Back in the 70s the discount store tents were pretty useless. They might hold up for a long weekend in a backyard but the material was weak, the stitching abominable, and the waterproofing a miserable failure. In the early 70s I got an orange pup-tent model that I literally put an elbow through. What water repellent there was was gone in ten minutes so it was drier under the pine trees and when the wind came up the center-line seam parted slightly after one of the poles bent in half. Inexperienced, and naively placing a lot of faith in a distressingly shoddy nylon basket I spent a night and a day cold and wet. Youth thrives on adversity. One of the reasons I shifted to tarps over tents was that for what a broke student could afford I could get a useless tent or a sturdy tarp.

Things changed. Good materials have been commoditized so the discount tents and the brand name tents all use similar materials. Often the exact same materials. The differences are in the care in stitching, the details, seam-sealing, and the subtitles of design and feature sets. These can be significant but the way discount stores work, specifically the no-questions-asked return policy, means that discounters are under pressure to close the quality gaps. You can quite literally use a tent for a weekend, return it a week later and get your money back. Which means the tents a discounter sells has to be both cheap enough for people to not feel upset about minor issues and high enough quality to avoid catastrophic failures which might trigger a return.

It is why it is always best to open the package and look closely at all seams. Minor stitching errors are the second most common fault. If you spot one you couldn't fix with needle and thread in a minute get another. I've done quick checks on the store floor. The most common fault is something you can't easily check, leaks. It is why seam sealing a discount tent is pretty much required. It is also why you can get a reliable tent for $40.

Even this is changing as the same stitch-sealing threads and materials the name-brands use migrate into the discount market. This is a function of these materials becoming more common and the relatively small price the materials represent in the entire package. Feature sets are quick to catch up. Design theft is rampant so new design feature show up in discount tents very rapidly.

The general quality of all equipment has improved. The $160 fleece jacket I bought in the early 80s is not a lot better than the $15 fleece jacket I bought two years ago. Granted If I spent $160 now I would get a lot of design features and niceties but the jacket has always served my needs so I'm not sure the extra $145 would be money well spent.

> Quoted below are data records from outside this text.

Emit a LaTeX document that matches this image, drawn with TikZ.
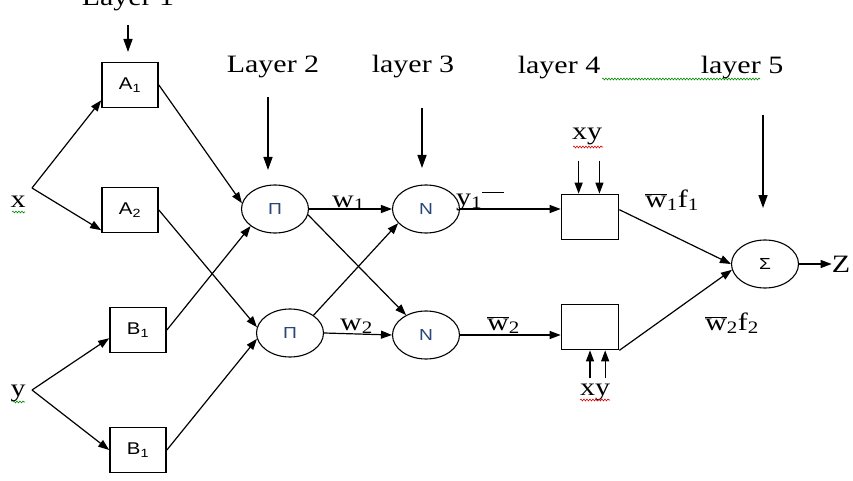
\documentclass[tikz,border=0pt]{standalone}
\usepackage{fontspec}
\setmainfont[FakeStretch=1.2]{Liberation Serif}
\newfontfamily\boxfont[FakeStretch=1.2]{Liberation Sans}
\usepackage{xcolor}
\definecolor{nodeblue}{RGB}{40,70,120}
\definecolor{spellgreen}{RGB}{0,140,0}
\definecolor{spellred}{RGB}{220,0,0}
\usetikzlibrary{arrows.meta, shapes.geometric, decorations.pathmorphing}

\begin{document}
\begin{tikzpicture}[x=1pt, y=1pt,
  mfbox/.style={draw, line width=1.7pt, minimum width=56pt, minimum height=45pt,
                inner sep=0pt, font=\boxfont\fontsize{17}{19}\selectfont},
  neuron/.style={draw, ellipse, line width=1.1pt, fill=white, minimum width=67pt,
                 minimum height=48pt, inner sep=0pt, text=nodeblue,
                 font=\boxfont\fontsize{16}{18}\selectfont},
  conn/.style={line width=1.2pt, -{Triangle[length=11pt,width=8pt]}},
  layerarr/.style={line width=1.4pt, -{Triangle[length=13pt,width=9pt]}},
  txt/.style={font=\fontsize{25}{29}\selectfont, inner sep=0pt},
  wavy/.style={decorate, decoration={snake, segment length=3pt, amplitude=0.9pt},
               line width=0.6pt}]

\useasboundingbox (0,0) rectangle (853,480);
\clip (0,0) rectangle (853,480);

% === Layer titles ===
\node[txt, anchor=base] (lay1) at (128,474) {Layer 1};
\node[txt, anchor=base] (lay2) at (273,407) {Layer 2};
\node[txt, anchor=base] (lay3) at (413,407) {layer 3};
\node[txt, anchor=base] (lay4) at (559,406) {layer 4};
\node[txt, anchor=base] (lay5) at (742,406) {layer 5};
\draw[spellgreen, wavy] (602,401) -- (760,401);

\coordinate (l1top) at (128,455);  \coordinate (l1end) at (128,428);
\coordinate (l2top) at (268,383);  \coordinate (l2end) at (268,310);
\coordinate (l3top) at (422,372);  \coordinate (l3end) at (422,312);
\coordinate (l5top) at (763,365);  \coordinate (l5end) at (763,272);
\draw[layerarr] (l1top) -- (l1end);
\draw[layerarr] (l2top) -- (l2end);
\draw[layerarr] (l3top) -- (l3end);
\draw[layerarr] (l5top) -- (l5end);

% === Inputs ===
\node[txt, anchor=base] (inx) at (18,273) {x};
\node[txt, anchor=base] (iny) at (18,84) {y};
\draw[spellgreen, wavy] (12,268) -- (25,268);
\draw[spellgreen, wavy] (13,78) -- (25,78);
\coordinate (xsplit) at (32,292);
\coordinate (ysplit) at (32,90);

% === Layer 1: membership boxes ===
\node[mfbox] (A1) at (130,395) {A\textsubscript{1}};
\node[mfbox] (A2) at (130,270) {A\textsubscript{2}};
\node[mfbox] (B1) at (138,150) {B\textsubscript{1}};
\node[mfbox] (B2) at (138,30)  {B\textsubscript{1}};

% === Layers 2 and 3: product and norm nodes ===
\node[neuron] (P1) at (275,271) {Π};
\node[neuron] (P2) at (290,147) {Π};
\node[neuron] (N1) at (426,271) {N};
\node[neuron] (N2) at (426,145) {N};

% === Layer 4 boxes and layer 5 sum ===
\node[draw, line width=1.7pt, minimum width=57pt, minimum height=45pt] (D1) at (590,263) {};
\node[draw, line width=1.7pt, minimum width=57pt, minimum height=45pt] (D2) at (590,153) {};
\node[neuron, text=black] (S) at (765,216) {Σ};
\node[txt] (out) at (841,216) {Z};

% xy inputs of layer 4
\node[txt, anchor=base] (xy1) at (587,340) {xy};
\node[txt, anchor=base] (xy2) at (595,85) {xy};
\draw[spellred, wavy] (573,333) -- (603,333);
\draw[spellred, wavy] (580,80) -- (610,80);

% === Connectors ===
\draw[conn] (xsplit) -- (A1.208);
\draw[conn] (xsplit) -- (A2.215);
\draw[conn] (ysplit) -- (B1.196);
\draw[conn] (ysplit) -- (B2.west);
\draw[conn] (A1.east) -- (P1.170);
\draw[conn] (A2.east) -- (P2.170);
\draw[conn] (B1.east) -- (P1.215);
\draw[conn] (B2.east) -- (P2.190);
\draw[conn] (P1.east) -- (N1.west);
\draw[conn] (P2.east) -- (N2.west);
\draw[conn] (P1.-10) -- (N2.135);
\draw[conn] (P2.37) -- (N1.207);
\draw[conn] (N1.east) -- (N1.east -| D1.west);
\draw[conn] (N2.east) -- (N2.east -| D2.west);
\draw[conn] ([yshift=33pt]D1.116) -- (D1.116);
\draw[conn] ([yshift=33pt]D1.68) -- (D1.68);
\draw[conn] ([yshift=-28pt]D2.270) -- (D2.270);
\draw[conn] ([yshift=-28pt]D2.303) -- (D2.303);
\draw[conn] (D1.14) -- (S.west);
\draw[conn] (D2.south east) -- (S.190);
\draw[conn] (S.east) -- (out.west);

% === Weight labels ===
\node[txt, anchor=base west] (w1) at (332,273) {w\textsubscript{1}};
\node[txt, anchor=base west] (w2) at (340,150) {w\textsubscript{2}};
\node[txt, anchor=base west] (y1) at (456,275) {y\textsubscript{1}$\overline{\hbox{\phantom{w}}}$};
\node[txt, anchor=base west] (wb2) at (487,150) {$\overline{\hbox{w}}$\textsubscript{2}};
\node[txt, anchor=base west] (wf1) at (645,273) {$\overline{\hbox{w}}$\textsubscript{1}f\textsubscript{1}};
\node[txt, anchor=base west] (wf2) at (705,150) {$\overline{\hbox{w}}$\textsubscript{2}f\textsubscript{2}};

\end{tikzpicture}
\end{document}
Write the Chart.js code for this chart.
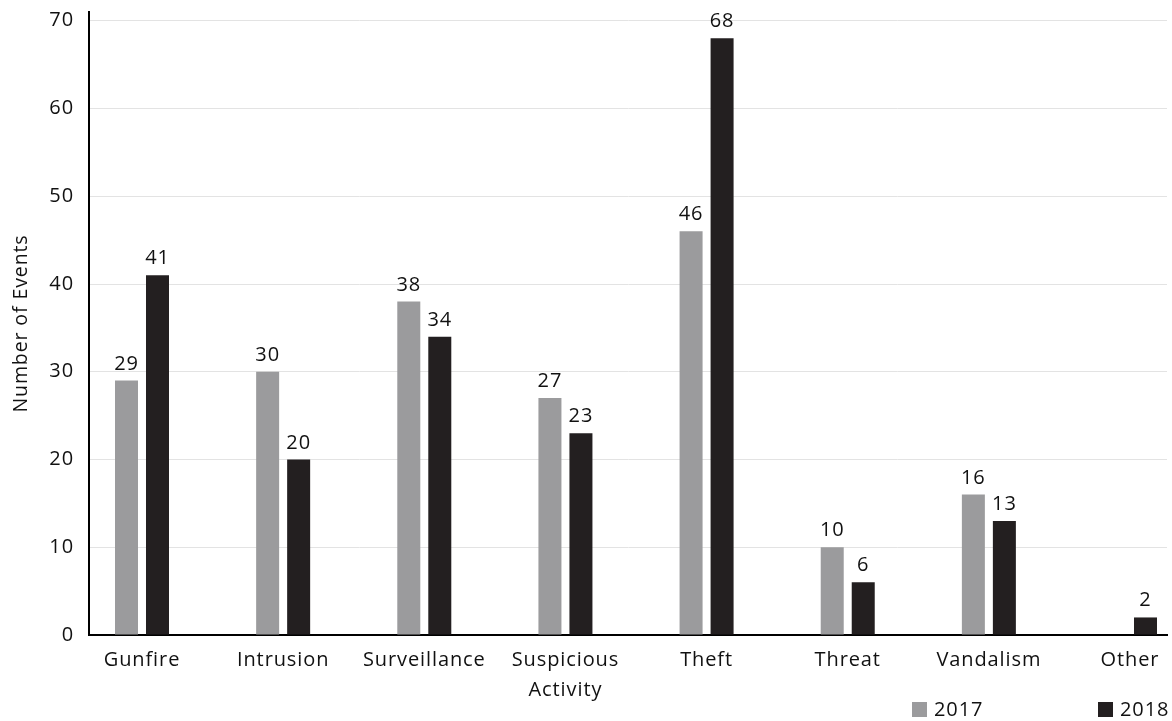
<!DOCTYPE html>
<html>
<head>
<meta charset="utf-8">
<script src="https://cdn.jsdelivr.net/npm/chart.js@4/dist/chart.umd.min.js"></script>
<style>
  body { margin: 0; background: #fff; }
  #wrap { width: 1172px; height: 721px; position: relative; }
</style>
</head>
<body>
<div id="wrap"><canvas id="eventschart"></canvas></div>
<script>
// categories and counts
var categories = ["Gunfire", "Intrusion", "Surveillance", ["Suspicious", "Activity"], "Theft", "Threat", "Vandalism", "Other"];
var events2017 = [29, 30, 38, 27, 46, 10, 16, null];
var events2018 = [41, 20, 34, 23, 68, 6, 13, 2];
var yTicks = [0, 10, 20, 30, 40, 50, 60, 70];

var FONT = "'Open Sans', 'Noto Sans', sans-serif";
var SPACING = "0.9px";

var toPoints = function(arr) {
  return arr.map(function(v, i) { return {x: i, y: v}; });
};

// the source font is a bit wider than Open Sans, so open up the letters
var spacing = {
  id: 'spacing',
  beforeUpdate: function(chart) { chart.ctx.letterSpacing = SPACING; },
  beforeDraw: function(chart) { chart.ctx.letterSpacing = SPACING; }
};

// numbers above each bar
var barLabels = {
  id: 'barLabels',
  afterDatasetsDraw: function(chart) {
    var ctx = chart.ctx;
    ctx.save();
    ctx.font = "20px " + FONT;
    ctx.fillStyle = "#111";
    ctx.textAlign = "center";
    ctx.textBaseline = "alphabetic";
    chart.data.datasets.forEach(function(ds, di) {
      var meta = chart.getDatasetMeta(di);
      meta.data.forEach(function(bar, i) {
        var v = ds.data[i].y;
        if (v === null) return;
        ctx.fillText(String(v), bar.x, bar.y - 11);
      });
    });
    ctx.restore();
  }
};

// legend sits far apart at the bottom right, so draw it by hand
var cornerLegend = {
  id: 'cornerLegend',
  afterDraw: function(chart) {
    var ctx = chart.ctx;
    var spots = [912, 1098];
    ctx.save();
    ctx.font = "20px " + FONT;
    ctx.textBaseline = "middle";
    chart.data.datasets.forEach(function(ds, di) {
      var x = spots[di];
      ctx.fillStyle = ds.backgroundColor;
      ctx.fillRect(x, 702, 15, 15);
      ctx.fillStyle = "#111";
      ctx.fillText(ds.label, x + 22, 710);
    });
    ctx.restore();
  }
};

var cty = document.getElementById("eventschart").getContext("2d");
var eventschart = new Chart(cty, {
  type: 'bar',
  data: {
    datasets: [
      {
        label: "2017",
        data: toPoints(events2017),
        backgroundColor: "#9b9b9d",
        categoryPercentage: 0.4393,
        barPercentage: 0.742
      },
      {
        label: "2018",
        data: toPoints(events2018),
        backgroundColor: "#231f20",
        categoryPercentage: 0.4393,
        barPercentage: 0.742
      }
    ]
  },
  options: {
    responsive: true,
    maintainAspectRatio: false,
    animation: false,
    layout: { padding: { top: 12, right: 5, left: 0, bottom: 0 } },
    plugins: {
      legend: { display: false },
      tooltip: { enabled: false }
    },
    scales: {
      x: {
        type: 'linear',
        offset: false,
        min: -0.3755,
        max: 7.262,
        grid: { display: false, drawTicks: false, offset: false },
        border: { display: true, color: "#000", width: 2 },
        afterBuildTicks: function(scale) {
          scale.ticks = categories.map(function(c, i) { return {value: i}; });
        },
        afterFit: function(scale) { scale.height = 86; },
        ticks: {
          color: "#111",
          font: { family: FONT, size: 20, lineHeight: 1.5 },
          padding: 10,
          maxRotation: 0,
          autoSkip: false,
          callback: function(v) { return categories[v]; }
        }
      },
      y: {
        min: 0,
        max: 71,   // axis line runs a little past the 70 gridline
        afterBuildTicks: function(scale) {
          scale.ticks = yTicks.map(function(v) { return {value: v}; });
        },
        afterFit: function(scale) {
          scale.width = 89;
          // tick padding otherwise pushes the plot top down
          scale.paddingTop = 0;
          scale.paddingBottom = 0;
        },
        grid: { color: "#e3e3e3", lineWidth: 1, drawTicks: false },
        border: { display: true, color: "#000", width: 2 },
        ticks: {
          color: "#111",
          font: { family: FONT, size: 20 },
          padding: 15
        },
        title: {
          display: true,
          text: "Number of Events",
          color: "#111",
          font: { family: FONT, size: 19.5 },
          padding: { top: 10, bottom: 0 }
        }
      }
    }
  },
  plugins: [spacing, barLabels, cornerLegend]
});
</script>
</body>
</html>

As long as you avoid the lowest end products a simple two-man dome tent from a discounter is about as good as the mid-priced line from producers like Jansport and Eureka in the 80s. Back then scanning the seams for faults and seam-sealing everything yourself we par for the course. The idea of products coming out of the package perfect and perfectly watertight is quite new. The difference is that the brand name units were, even then, selling in the $250 and up range while the present day discount models are $40 to $60. The difference might come down to how much you are willing to pay to avoid spending time seam-sealing your tent.

One idea might be to buy a discount model, take all the proper precautions (including keeping the receipt in a dark spot so it doesn't fade), and give it a go in the back yard or easy weekend. If it doesn't impress you return it or donate it to the scouts and get a tax deduction. Scouts can use less adequate tents for easy overnight trips, changing rooms, equipment storage, latrine covers (cut out the center of the floor), or shade in hot weather (cut out the walls but keep the rain fly in case of rain).

The call to 'use the best' and avoid cheap equipment is inherently persuasive. It is a quick and easy truism. A bit too quick and easy. It pays to be as aware of what the discount suppliers are doing, and their increasing quality and value, as to fondle and drool over the high end items. IMO half of what you pay for on the high end is a name brand and gimmicks. You can still find useless stuff on the low end but it is getting harder. You have to be careful on both ends. Price does not guarantee quality.